Dans l'Épilogue du roman, il apparaît que cet «artiste de talent» n'était pas seulement une image de rêve de Nikanor Ivanovitch. Après tout, dans le journal, il lut «un entrefilet encadré de noir» annonçant que l'homme avec ses fréquentes interventions à la radio «venait d’être terrassé en pleine gloire par une attaque».


Prototype

Le nom Kouroliessov aurait pu avoir été dérivé du verbe куролесить [kourolesit], ce qui signifie faire le malin.

Dans Boulgakov déchiffré. Les secrets du Maître et Marguerite, un livre de 2010, l'expert de Boulgakov et auteur de l'Encyclopédie de Boulgakov Boris Vadimovitch Sokolov (°1957) argumente que le personnage de Kouroliessov serait fondé sur Vladimir Ilitch Oulianov (1870-1924), mieux connu sous le nom de Vladimir Ilitch Lénine.

Pour arriver à cette conclusion, il se base sur le fait que ce personnage avait été nommé Ilia Vladimirovitch Akoulinov dans une version antérieure du Maître et Marguerite. Le prénom et le patronyme ou nom de père de ce personnage rappellent en effet Lénine. Le nom Akoulinov serait dérivé du mot latin aquila, qui signifie aigle. L'aigle était l'emblème de la monarchie au moment des tsars, et Lénine a parfois été critiqué pour le fait que son régime a montré des tendances monarchistes. Cela explique aussi pourquoi Kouroliessov lui-même, au chapitre 15, soudainement se mit à s’appeler tantôt Monseigneur, tantôt Baron, tantôt père, tantôt fils, tantôt « vous », tantôt « tu».
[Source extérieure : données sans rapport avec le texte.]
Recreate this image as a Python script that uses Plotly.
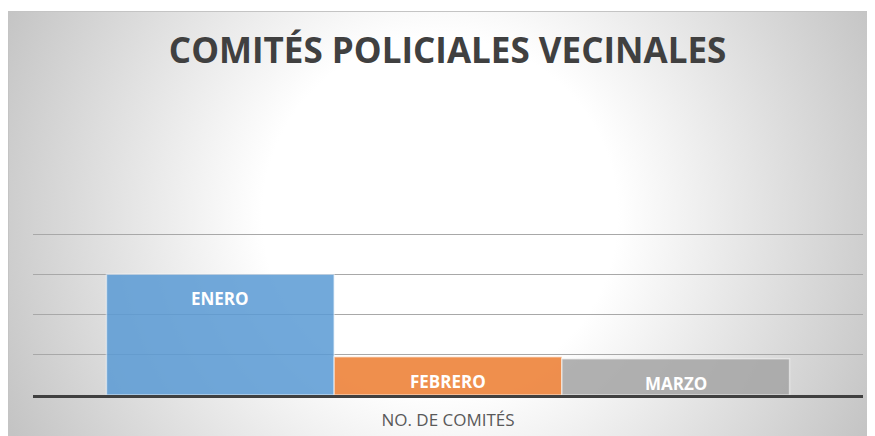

En tout cas, le nom Ilia Vladimirovitch Akoulinov aurait été une référence trop claire qui ne passerait jamais la censure. Par conséquent, Boulgakov aurait essayé plusieurs autres noms qui pourraient susciter un sourire des lecteurs sans créer de troubles au niveau de la censure.
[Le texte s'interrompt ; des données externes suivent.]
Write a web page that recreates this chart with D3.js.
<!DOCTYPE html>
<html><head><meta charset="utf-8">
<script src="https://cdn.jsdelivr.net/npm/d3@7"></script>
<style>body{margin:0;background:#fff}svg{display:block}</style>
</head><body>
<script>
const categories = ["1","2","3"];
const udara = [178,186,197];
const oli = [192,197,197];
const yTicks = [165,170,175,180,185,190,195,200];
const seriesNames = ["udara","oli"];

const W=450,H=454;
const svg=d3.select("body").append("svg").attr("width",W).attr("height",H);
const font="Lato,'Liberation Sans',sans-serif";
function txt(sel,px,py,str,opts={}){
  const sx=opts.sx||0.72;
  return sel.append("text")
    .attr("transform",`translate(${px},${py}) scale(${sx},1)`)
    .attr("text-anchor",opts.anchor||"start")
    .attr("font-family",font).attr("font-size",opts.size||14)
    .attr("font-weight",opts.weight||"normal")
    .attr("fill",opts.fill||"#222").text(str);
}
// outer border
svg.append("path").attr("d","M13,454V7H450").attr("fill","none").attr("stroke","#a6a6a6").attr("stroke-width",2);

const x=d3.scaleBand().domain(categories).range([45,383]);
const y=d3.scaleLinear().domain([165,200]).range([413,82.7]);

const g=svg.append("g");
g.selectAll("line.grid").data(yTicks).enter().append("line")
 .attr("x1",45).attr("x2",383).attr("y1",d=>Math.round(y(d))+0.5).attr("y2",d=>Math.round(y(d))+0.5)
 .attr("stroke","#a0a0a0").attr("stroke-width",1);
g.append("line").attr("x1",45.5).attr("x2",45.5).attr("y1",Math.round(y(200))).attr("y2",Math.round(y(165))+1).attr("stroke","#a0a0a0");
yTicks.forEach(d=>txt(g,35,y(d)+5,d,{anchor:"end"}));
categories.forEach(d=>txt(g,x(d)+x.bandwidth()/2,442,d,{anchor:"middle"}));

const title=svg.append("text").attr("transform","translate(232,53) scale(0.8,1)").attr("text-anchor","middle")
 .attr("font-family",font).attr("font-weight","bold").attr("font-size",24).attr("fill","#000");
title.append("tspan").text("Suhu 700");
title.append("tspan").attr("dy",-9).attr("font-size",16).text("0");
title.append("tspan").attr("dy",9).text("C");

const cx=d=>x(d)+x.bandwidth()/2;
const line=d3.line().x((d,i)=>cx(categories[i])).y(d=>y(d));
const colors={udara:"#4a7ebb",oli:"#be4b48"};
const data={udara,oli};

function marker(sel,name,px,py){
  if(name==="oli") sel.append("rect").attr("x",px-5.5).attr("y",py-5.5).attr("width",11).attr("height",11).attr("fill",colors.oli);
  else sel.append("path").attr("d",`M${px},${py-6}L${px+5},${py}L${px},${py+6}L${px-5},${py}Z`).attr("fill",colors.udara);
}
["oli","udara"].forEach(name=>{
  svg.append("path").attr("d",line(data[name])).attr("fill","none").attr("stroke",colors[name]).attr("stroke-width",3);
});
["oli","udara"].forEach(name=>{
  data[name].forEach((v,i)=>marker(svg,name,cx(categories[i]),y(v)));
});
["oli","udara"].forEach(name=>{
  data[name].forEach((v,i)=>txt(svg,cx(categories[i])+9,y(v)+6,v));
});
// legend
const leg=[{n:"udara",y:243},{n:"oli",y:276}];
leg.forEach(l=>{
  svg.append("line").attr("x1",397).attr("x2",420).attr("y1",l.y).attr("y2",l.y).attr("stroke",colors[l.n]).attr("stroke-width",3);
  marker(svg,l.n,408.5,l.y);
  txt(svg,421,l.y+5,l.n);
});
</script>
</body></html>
D'abord c'est devenu Ilia Potapovitch Bourdasov. Le mot бурда [bourda] signifie saleté, dans le sens d'un mauvais breuvage. Mais finalement, c'est devenu Savva Potapovitch Kouroliessov. Son prénom et son patronyme sont identiques à ceux de Savva Potapovitch Lioukitch, un personnage de la pièce de théâtre L'Île pourpre, écrit par Boulgakov en 1928, où Savva Lioukitch est le commissaire du peuple qui décide quels livres peuvent être imprimés et quelles pièces peuvent être réalisées – et ce qui ne peut pas. Lioukitch était aussi un surnom de Lénine.

Les «vilaines choses» par rapport à cette malheureuse veuve viendraient de l'article Lénine au pouvoir, qui a été publiée en 1933 dans le numéro 45 du magazine Иллюстрированная Россия [Illioustrirovannaïa Rossia] ou La Russie illustrée. Ce magazine hebdomadaire fut publié à Paris et était très populaire parmi les émigrés russes.
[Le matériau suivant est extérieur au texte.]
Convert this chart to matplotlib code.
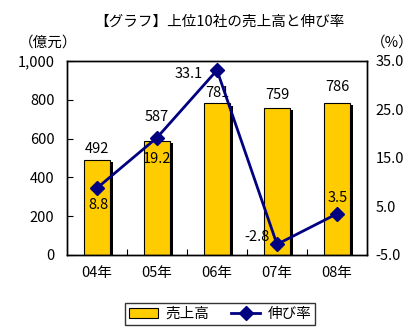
import numpy as np
import matplotlib
matplotlib.use("Agg")
import matplotlib.pyplot as plt
import matplotlib.patheffects as pe
from matplotlib.lines import Line2D
from matplotlib.patches import Patch

plt.rcParams['font.family'] = ['Noto Sans CJK JP', 'DejaVu Sans']

years = ['04年', '05年', '06年', '07年', '08年']
sales = [492, 587, 781, 759, 786]          # 億元
growth = [8.8, 19.2, 33.1, -2.8, 3.5]      # %
# label offsets (pixels)
sales_off = [11, 24, 10, 13, 16]
growth_off = [(1, -17), (0, -21), (-28, -4), (-20, 7), (1, 16)]

W, H = 419, 333
fig = plt.figure(figsize=(W / 100, H / 100), dpi=100)
ax = fig.add_axes([67 / W, 1 - 255 / H, 300 / W, 194 / H])
ax2 = ax.twinx()

x = np.arange(len(years))
bars = ax.bar(x, sales, width=0.42, color='#FFCC00', edgecolor='black', linewidth=0.8,
              zorder=2)
for b in bars:
    b.set_path_effects([pe.SimplePatchShadow(offset=(2.2, -1.5), shadow_rgbFace='black', alpha=1),
                        pe.Normal()])
for xi, v, off in zip(x, sales, sales_off):
    ax.annotate(str(v), (xi, v), xytext=(0, off), textcoords='offset pixels',
                ha='center', va='center', fontsize=10.5)

ax.set_xlim(-0.5, 4.5)
ax.set_ylim(0, 1000)
ax.set_yticks(range(0, 1001, 200))
ax.set_yticklabels([f'{v:,}' for v in range(0, 1001, 200)], fontsize=10.5)
ax.set_xticks(x)
ax.set_xticklabels(years, fontsize=10.5)
ax.set_xticks(np.arange(0.5, 4.5, 1), minor=True)
ax.tick_params(axis='x', which='major', length=0, pad=8)
ax.tick_params(axis='x', which='minor', direction='in', length=4, width=0.8)
ax.tick_params(axis='y', direction='in', length=4, width=0.8, pad=9)

ax2.plot(x, growth, color='#000080', linewidth=2, marker='D', markersize=7, zorder=3)
for xi, v, off in zip(x, growth, growth_off):
    ax2.annotate(f'{v:.1f}', (xi, v), xytext=off, textcoords='offset pixels',
                 ha='center', va='center', fontsize=10.5)
ax2.set_ylim(-5, 35)
ax2.set_yticks(np.arange(-5, 36, 10))
ax2.set_yticklabels([f'{v:.1f}' for v in np.arange(-5, 36, 10)], fontsize=10.5)
ax2.tick_params(axis='y', direction='in', length=0, pad=6)

for a in (ax, ax2):
    for s in a.spines.values():
        s.set_linewidth(1)
ax.set_zorder(1)
ax2.set_zorder(2)
ax2.patch.set_visible(False)

fig.text(219 / W, 1 - 22 / H, '【グラフ】上位10社の売上高と伸び率', ha='center', va='center', fontsize=10.5)
fig.text(48 / W, 1 - 43 / H, '（億元）', ha='center', va='center', fontsize=10.5)
fig.text(392 / W, 1 - 43 / H, '（%）', ha='center', va='center', fontsize=10.5)

handles = [Patch(facecolor='#FFCC00', edgecolor='black', linewidth=0.8),
           Line2D([], [], color='#000080', linewidth=2, marker='D', markersize=7)]
leg = fig.legend(handles, ['売上高', '伸び率'], loc='center', ncol=2,
                 bbox_to_anchor=(220 / W, 1 - 314 / H), fontsize=10.5, frameon=True,
                 fancybox=False, edgecolor='black', handlelength=2.0, handletextpad=0.5,
                 columnspacing=1.5, borderpad=0.25)
leg.get_frame().set_linewidth(1)

fig.savefig('out.png', dpi=100)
L'auteur de cet article s'appelait Летописец [Letopisets] ou le Chroniqueur. Boris Sokolov suppose que c'était un pseudonyme de Boris Georgievitch Bajanov (1900-1982). Bajanov était un membre du Politburo et secrétaire de Joseph Staline de 1923 jusqu'à ce qu'il émigre de l'Union soviétique en 1928. Nous n'avons pas pu lire l'article auquel se réfère Sokolov, et par conséquent, nous ne pouvons pas dire beaucoup plus à ce sujet. Nous pouvons supposer que Mikhaïl Boulgakov aurait pu être au courant de ce qui a été publié dans l'hebdomadaire La Russie illustrée. Son frère Nikolaï Afanasievitch (1898-1966) a vécu à Paris à partir de 1929. Son autre frère Ivan Afanasievitch (1900-1969) l'a rejoint en 1930.

Ce qui est écrit dans l'Épilogue du Maître et Marguerite sur Savva Potapovitch Kouroliessov peut être facilement lié à Lénine. Lénine était en effet connu comme un orateur doué, et il était un fervent partisan de la radio, qu'il a appelé «un journal sans papier et sans distance». Il considérait la radio comme un moyen approprié pour contrôler les masses et pour communiquer efficacement, non seulement avec le peuple russe, mais aussi à l'étranger.

En 1921, la première station de radio qui diffusait quelques heures chaque jour fut créée en Union soviétique. Cependant, la plupart des gens ne pouvait pas se permettre l'achat d'un récepteur coûteux, donc le régime a mis des haut-parleurs partout dans les lieux publics – la voix de lénine pouvait donc être entendue.

Lénine, comme Kourolesov dans Le Maître et Marguerite, a également été frappé par une attaque, même plusieurs fois. La première, en mai 1922, a paralysé le côté droit de son corps. La seconde a suivi en décembre de la même année et la troisième, en mars 1923, l'a privé de sa capacité à parler. Le 21 janvier 1924, il tombedans le coma et il meurt.